__Task prompt__:
Will you give the material below again, every line exactly as it is?

__Dataset content__:
---*---

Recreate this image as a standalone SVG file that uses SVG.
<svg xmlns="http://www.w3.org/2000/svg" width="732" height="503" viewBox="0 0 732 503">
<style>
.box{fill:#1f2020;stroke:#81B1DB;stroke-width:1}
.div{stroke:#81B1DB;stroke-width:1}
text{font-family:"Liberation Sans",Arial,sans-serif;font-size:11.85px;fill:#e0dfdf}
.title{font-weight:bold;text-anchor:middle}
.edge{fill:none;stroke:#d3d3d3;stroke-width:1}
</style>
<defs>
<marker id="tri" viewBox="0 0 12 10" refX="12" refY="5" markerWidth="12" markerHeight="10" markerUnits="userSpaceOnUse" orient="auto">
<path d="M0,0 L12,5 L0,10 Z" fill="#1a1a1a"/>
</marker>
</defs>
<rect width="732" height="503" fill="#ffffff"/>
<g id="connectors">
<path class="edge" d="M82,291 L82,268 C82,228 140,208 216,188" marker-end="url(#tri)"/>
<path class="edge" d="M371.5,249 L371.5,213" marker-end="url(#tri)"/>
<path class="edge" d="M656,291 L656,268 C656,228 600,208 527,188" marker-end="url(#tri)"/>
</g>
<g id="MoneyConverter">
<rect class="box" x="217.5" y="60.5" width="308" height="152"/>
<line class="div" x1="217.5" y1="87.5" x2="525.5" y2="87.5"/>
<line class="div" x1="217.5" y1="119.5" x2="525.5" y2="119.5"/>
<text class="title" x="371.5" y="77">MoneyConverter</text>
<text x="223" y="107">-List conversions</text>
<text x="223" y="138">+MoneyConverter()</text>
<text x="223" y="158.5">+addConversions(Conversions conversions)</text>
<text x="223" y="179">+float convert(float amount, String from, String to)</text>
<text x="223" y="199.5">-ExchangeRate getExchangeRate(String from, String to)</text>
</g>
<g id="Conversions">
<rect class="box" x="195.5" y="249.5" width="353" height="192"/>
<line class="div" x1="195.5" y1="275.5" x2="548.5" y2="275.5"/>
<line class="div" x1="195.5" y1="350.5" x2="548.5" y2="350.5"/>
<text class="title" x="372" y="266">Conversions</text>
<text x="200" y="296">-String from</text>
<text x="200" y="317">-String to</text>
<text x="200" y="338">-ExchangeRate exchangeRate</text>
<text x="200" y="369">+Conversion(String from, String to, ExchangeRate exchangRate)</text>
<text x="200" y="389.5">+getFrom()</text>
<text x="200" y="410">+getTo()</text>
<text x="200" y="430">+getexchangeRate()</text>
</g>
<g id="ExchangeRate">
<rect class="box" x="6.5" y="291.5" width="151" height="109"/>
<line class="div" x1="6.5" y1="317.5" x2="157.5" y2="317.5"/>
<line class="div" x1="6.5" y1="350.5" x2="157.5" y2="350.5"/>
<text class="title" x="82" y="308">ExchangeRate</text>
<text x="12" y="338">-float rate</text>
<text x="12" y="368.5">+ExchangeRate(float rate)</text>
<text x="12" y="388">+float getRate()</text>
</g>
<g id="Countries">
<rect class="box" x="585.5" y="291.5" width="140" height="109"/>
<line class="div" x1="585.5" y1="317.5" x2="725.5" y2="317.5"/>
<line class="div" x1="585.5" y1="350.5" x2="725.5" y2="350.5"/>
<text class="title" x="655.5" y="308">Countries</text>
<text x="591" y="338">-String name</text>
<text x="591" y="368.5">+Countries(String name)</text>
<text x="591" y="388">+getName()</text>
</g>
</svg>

---*---

__Solution below__:
Recreate this image as a standalone SVG file that uses SVG.
<svg xmlns="http://www.w3.org/2000/svg" width="732" height="503" viewBox="0 0 732 503">
<style>
.box{fill:#1f2020;stroke:#81B1DB;stroke-width:1}
.div{stroke:#81B1DB;stroke-width:1}
text{font-family:"Liberation Sans",Arial,sans-serif;font-size:11.85px;fill:#e0dfdf}
.title{font-weight:bold;text-anchor:middle}
.edge{fill:none;stroke:#d3d3d3;stroke-width:1}
</style>
<defs>
<marker id="tri" viewBox="0 0 12 10" refX="12" refY="5" markerWidth="12" markerHeight="10" markerUnits="userSpaceOnUse" orient="auto">
<path d="M0,0 L12,5 L0,10 Z" fill="#1a1a1a"/>
</marker>
</defs>
<rect width="732" height="503" fill="#ffffff"/>
<g id="connectors">
<path class="edge" d="M82,291 L82,268 C82,228 140,208 216,188" marker-end="url(#tri)"/>
<path class="edge" d="M371.5,249 L371.5,213" marker-end="url(#tri)"/>
<path class="edge" d="M656,291 L656,268 C656,228 600,208 527,188" marker-end="url(#tri)"/>
</g>
<g id="MoneyConverter">
<rect class="box" x="217.5" y="60.5" width="308" height="152"/>
<line class="div" x1="217.5" y1="87.5" x2="525.5" y2="87.5"/>
<line class="div" x1="217.5" y1="119.5" x2="525.5" y2="119.5"/>
<text class="title" x="371.5" y="77">MoneyConverter</text>
<text x="223" y="107">-List conversions</text>
<text x="223" y="138">+MoneyConverter()</text>
<text x="223" y="158.5">+addConversions(Conversions conversions)</text>
<text x="223" y="179">+float convert(float amount, String from, String to)</text>
<text x="223" y="199.5">-ExchangeRate getExchangeRate(String from, String to)</text>
</g>
<g id="Conversions">
<rect class="box" x="195.5" y="249.5" width="353" height="192"/>
<line class="div" x1="195.5" y1="275.5" x2="548.5" y2="275.5"/>
<line class="div" x1="195.5" y1="350.5" x2="548.5" y2="350.5"/>
<text class="title" x="372" y="266">Conversions</text>
<text x="200" y="296">-String from</text>
<text x="200" y="317">-String to</text>
<text x="200" y="338">-ExchangeRate exchangeRate</text>
<text x="200" y="369">+Conversion(String from, String to, ExchangeRate exchangRate)</text>
<text x="200" y="389.5">+getFrom()</text>
<text x="200" y="410">+getTo()</text>
<text x="200" y="430">+getexchangeRate()</text>
</g>
<g id="ExchangeRate">
<rect class="box" x="6.5" y="291.5" width="151" height="109"/>
<line class="div" x1="6.5" y1="317.5" x2="157.5" y2="317.5"/>
<line class="div" x1="6.5" y1="350.5" x2="157.5" y2="350.5"/>
<text class="title" x="82" y="308">ExchangeRate</text>
<text x="12" y="338">-float rate</text>
<text x="12" y="368.5">+ExchangeRate(float rate)</text>
<text x="12" y="388">+float getRate()</text>
</g>
<g id="Countries">
<rect class="box" x="585.5" y="291.5" width="140" height="109"/>
<line class="div" x1="585.5" y1="317.5" x2="725.5" y2="317.5"/>
<line class="div" x1="585.5" y1="350.5" x2="725.5" y2="350.5"/>
<text class="title" x="655.5" y="308">Countries</text>
<text x="591" y="338">-String name</text>
<text x="591" y="368.5">+Countries(String name)</text>
<text x="591" y="388">+getName()</text>
</g>
</svg>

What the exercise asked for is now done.